This poem was written sometime between September and October 1917 when Owen was being treated for shell shock in Craiglockhart War Hospital in Edinburgh. Like many of Owen’s other poems, this one too deals with the untimely and unsung death of young soldiers. This poem is composed in the style of the classic Petrarchan sonnet while employing the rhyme scheme of the English one.
Soldiers are dying in their droves, some cut down in their prime by enemy guns, some of disease but they all die unsung. At the front, there are no church services, no peeling of bells, no flowers on coffins. Owen tries to find what can be compared to these rituals and comes up with the boom of guns, tears in the eyes of sons and friends and the pallor of wives and daughters while they mourn for the death of the young men.
While in the hospital, being treated for shell shock, Owen would have droves of injured soldiers. In the front, he would have seen friends and buddies being cut down leaving the survivors hardly any time or opportunity to mourn. This bitterness has found its way into this poem. Deaths are usually associated with coffins decorated with flowers, church services, choir and mourners.

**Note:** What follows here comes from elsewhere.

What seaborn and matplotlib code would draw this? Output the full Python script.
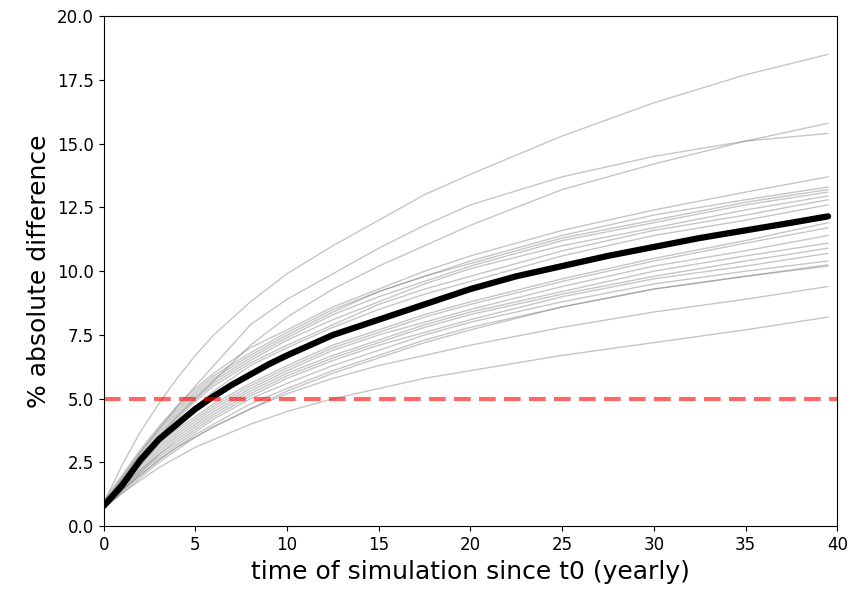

But when soldiers die in war, none of these are seen.
There are no peelings of bells for dying soldiers; their deaths are marked by rat-a-tat of guns that serve as prayers for the dead. The wail of the shells are the songs of choristers and from the shires, bugles mourn the passing of their dead. The soldiers die as cattle, unsung and not mourned.
There are no candles lit for the young men save the glimmer of tears in the eyes of their kin and friends. The pallor on the faces of the grieving wives, sisters and friends shall be the pall for the coffins. There will be no flowers for them either and dusk will be closing of blinds as a sign of respect and mourning. Though written in the style of classic Petrarchan sonnet, this poem is often printed without the stanzas being divided.
All of Owen’s poetry mourns the unnecessary deaths of young soldiers fighting a war that they can barely comprehend. At the front, there are no ceremonial burials, no church services and no eulogies from friends and family. A hastily dug grave and a muttered prayer is the only good-bye they are accorded.